(Your goal) Only one stretch of the data below should be repeated: the lines from the line containing "Give me the" through the line containing "epochs = list(range(1, 251))", inclusive, exactly as they are.

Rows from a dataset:
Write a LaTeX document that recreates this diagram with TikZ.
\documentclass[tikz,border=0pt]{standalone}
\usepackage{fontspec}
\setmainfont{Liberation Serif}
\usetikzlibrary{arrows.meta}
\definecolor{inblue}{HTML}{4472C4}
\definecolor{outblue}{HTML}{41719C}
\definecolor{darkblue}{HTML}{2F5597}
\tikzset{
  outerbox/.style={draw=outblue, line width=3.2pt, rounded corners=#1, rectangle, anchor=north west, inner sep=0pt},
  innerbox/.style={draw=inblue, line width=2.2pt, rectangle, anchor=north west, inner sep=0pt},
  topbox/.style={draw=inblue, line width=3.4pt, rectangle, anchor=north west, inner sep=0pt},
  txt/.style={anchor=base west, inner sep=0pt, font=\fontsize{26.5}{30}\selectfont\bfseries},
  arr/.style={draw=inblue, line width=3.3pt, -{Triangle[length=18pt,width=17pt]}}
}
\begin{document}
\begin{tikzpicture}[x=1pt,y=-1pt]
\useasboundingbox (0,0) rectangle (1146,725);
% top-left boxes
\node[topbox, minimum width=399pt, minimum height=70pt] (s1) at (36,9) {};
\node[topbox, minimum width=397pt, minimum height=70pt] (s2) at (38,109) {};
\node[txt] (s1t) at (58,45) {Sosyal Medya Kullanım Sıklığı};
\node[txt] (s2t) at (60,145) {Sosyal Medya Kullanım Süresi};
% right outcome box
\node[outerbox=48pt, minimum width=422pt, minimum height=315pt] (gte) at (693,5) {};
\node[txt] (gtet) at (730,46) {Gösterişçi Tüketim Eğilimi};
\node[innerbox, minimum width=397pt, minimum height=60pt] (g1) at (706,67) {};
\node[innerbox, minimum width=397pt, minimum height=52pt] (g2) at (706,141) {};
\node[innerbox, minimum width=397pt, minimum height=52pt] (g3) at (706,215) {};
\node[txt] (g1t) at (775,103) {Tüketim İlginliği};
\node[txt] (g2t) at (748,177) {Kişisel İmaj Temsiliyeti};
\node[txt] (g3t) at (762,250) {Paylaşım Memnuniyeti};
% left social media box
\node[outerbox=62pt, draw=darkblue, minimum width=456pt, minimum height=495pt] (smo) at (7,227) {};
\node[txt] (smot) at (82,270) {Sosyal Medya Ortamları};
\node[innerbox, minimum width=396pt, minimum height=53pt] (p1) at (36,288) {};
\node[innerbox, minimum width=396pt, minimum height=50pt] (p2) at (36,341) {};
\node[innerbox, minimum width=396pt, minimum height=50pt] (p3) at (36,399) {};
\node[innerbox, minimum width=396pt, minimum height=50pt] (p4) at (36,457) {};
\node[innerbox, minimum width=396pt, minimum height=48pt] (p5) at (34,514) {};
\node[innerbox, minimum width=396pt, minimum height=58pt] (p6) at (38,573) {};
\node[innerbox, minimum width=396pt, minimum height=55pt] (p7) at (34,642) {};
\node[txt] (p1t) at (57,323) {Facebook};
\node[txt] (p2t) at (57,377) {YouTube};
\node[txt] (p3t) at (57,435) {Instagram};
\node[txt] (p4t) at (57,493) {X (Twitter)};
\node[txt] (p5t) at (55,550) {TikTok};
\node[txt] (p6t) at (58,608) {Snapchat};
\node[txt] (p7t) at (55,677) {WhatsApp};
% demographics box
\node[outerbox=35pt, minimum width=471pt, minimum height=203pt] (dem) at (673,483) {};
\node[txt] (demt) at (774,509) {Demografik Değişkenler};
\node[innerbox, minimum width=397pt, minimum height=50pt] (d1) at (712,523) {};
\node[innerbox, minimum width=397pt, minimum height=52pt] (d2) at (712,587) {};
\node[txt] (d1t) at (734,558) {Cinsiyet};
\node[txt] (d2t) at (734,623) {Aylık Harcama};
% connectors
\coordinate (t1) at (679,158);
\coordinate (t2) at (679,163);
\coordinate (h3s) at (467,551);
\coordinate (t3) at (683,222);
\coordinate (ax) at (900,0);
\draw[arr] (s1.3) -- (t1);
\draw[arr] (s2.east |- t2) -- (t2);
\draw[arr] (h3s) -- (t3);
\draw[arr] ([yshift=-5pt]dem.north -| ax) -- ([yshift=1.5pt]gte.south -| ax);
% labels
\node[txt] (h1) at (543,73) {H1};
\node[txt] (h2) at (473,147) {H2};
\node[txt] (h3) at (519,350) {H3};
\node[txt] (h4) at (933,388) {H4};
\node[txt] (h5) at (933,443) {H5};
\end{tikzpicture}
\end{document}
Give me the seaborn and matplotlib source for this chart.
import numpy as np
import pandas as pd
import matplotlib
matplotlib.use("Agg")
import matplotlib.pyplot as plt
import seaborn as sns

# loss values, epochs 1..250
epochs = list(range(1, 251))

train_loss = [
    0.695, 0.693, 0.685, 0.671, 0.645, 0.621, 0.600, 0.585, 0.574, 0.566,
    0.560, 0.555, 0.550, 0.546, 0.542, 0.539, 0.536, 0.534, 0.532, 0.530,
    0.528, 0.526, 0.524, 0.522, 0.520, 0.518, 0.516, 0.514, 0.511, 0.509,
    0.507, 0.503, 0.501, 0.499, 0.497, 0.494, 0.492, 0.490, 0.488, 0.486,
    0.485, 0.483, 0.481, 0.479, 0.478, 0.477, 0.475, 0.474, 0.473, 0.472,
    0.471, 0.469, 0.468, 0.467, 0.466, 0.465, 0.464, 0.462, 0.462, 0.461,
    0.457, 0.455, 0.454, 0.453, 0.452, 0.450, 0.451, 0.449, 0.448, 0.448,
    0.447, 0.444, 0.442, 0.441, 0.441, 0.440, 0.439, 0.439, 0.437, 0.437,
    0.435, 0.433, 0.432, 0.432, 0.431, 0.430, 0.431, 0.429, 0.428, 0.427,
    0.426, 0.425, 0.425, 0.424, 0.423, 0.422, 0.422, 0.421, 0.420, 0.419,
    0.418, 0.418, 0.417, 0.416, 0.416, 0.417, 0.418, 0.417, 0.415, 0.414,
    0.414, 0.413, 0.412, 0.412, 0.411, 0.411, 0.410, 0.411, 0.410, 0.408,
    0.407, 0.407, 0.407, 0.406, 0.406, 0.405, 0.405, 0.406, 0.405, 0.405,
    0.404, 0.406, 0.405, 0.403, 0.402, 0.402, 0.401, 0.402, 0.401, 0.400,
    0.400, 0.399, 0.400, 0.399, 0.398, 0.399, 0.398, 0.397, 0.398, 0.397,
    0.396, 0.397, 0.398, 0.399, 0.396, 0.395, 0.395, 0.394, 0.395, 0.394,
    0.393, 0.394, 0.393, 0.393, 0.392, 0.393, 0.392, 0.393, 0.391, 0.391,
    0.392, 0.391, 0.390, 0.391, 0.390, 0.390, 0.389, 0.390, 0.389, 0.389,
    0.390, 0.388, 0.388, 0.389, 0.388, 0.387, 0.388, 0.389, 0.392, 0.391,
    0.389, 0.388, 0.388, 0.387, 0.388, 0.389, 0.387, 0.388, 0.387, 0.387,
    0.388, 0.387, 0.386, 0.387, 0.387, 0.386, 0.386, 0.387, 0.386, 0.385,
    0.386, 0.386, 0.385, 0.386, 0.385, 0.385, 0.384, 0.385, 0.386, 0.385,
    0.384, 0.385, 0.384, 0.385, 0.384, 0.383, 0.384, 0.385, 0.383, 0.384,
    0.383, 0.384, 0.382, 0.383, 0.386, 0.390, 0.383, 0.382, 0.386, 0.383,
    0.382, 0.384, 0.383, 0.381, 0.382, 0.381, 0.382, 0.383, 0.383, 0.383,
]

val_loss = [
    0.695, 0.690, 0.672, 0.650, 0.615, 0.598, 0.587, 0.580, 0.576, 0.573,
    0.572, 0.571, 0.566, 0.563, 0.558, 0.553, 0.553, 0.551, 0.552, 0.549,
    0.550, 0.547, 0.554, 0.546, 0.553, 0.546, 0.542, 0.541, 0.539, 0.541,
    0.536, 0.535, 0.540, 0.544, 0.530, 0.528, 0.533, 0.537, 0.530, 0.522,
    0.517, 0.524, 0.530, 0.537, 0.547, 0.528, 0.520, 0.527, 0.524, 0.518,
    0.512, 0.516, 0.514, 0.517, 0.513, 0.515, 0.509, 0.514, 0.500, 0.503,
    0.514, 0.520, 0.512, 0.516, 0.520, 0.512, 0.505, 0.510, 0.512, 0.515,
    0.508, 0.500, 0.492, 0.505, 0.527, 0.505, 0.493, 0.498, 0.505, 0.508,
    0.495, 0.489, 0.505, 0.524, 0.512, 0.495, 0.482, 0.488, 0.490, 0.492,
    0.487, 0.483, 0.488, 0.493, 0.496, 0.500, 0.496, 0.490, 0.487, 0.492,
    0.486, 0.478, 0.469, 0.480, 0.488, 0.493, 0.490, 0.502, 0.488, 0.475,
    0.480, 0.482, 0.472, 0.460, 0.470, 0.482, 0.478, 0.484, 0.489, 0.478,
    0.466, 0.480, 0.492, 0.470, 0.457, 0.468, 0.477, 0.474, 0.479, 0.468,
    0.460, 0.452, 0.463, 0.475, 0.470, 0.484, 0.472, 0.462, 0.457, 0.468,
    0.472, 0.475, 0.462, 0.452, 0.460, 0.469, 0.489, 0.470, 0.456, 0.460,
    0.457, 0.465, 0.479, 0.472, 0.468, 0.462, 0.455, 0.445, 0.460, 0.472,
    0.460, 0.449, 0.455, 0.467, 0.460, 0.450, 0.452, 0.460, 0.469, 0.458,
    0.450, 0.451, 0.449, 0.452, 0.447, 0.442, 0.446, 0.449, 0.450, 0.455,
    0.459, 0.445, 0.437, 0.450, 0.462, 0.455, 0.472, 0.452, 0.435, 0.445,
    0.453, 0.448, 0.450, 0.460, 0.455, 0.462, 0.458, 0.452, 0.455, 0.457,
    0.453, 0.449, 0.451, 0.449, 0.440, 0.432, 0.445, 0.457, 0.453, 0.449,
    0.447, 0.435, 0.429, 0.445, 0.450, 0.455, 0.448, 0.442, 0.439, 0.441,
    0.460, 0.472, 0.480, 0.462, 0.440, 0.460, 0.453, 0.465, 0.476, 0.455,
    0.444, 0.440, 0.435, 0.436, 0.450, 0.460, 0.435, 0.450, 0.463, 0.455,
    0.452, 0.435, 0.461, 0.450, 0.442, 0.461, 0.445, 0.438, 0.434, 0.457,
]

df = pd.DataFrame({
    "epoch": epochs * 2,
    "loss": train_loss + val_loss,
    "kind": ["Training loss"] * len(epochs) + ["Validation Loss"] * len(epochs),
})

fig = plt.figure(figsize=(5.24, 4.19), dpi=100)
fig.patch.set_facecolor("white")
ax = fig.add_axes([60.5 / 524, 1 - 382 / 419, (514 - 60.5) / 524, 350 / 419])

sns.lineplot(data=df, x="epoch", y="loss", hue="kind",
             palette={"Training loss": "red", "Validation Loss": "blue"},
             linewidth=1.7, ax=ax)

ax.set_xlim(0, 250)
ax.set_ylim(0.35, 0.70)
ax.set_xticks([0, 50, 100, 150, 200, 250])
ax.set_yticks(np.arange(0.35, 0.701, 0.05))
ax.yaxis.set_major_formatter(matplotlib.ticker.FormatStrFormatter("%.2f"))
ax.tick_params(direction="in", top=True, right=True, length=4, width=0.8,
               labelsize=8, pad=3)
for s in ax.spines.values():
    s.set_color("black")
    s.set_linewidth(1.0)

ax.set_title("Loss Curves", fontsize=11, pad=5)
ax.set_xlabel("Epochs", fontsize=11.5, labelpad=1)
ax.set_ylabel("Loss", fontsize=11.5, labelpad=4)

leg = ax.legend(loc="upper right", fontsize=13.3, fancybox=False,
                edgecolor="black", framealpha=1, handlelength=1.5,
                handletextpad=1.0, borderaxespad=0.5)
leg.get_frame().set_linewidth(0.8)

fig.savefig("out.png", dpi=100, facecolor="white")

(Final result)
Give me the seaborn and matplotlib source for this chart.
import numpy as np
import pandas as pd
import matplotlib
matplotlib.use("Agg")
import matplotlib.pyplot as plt
import seaborn as sns

# loss values, epochs 1..250
epochs = list(range(1, 251))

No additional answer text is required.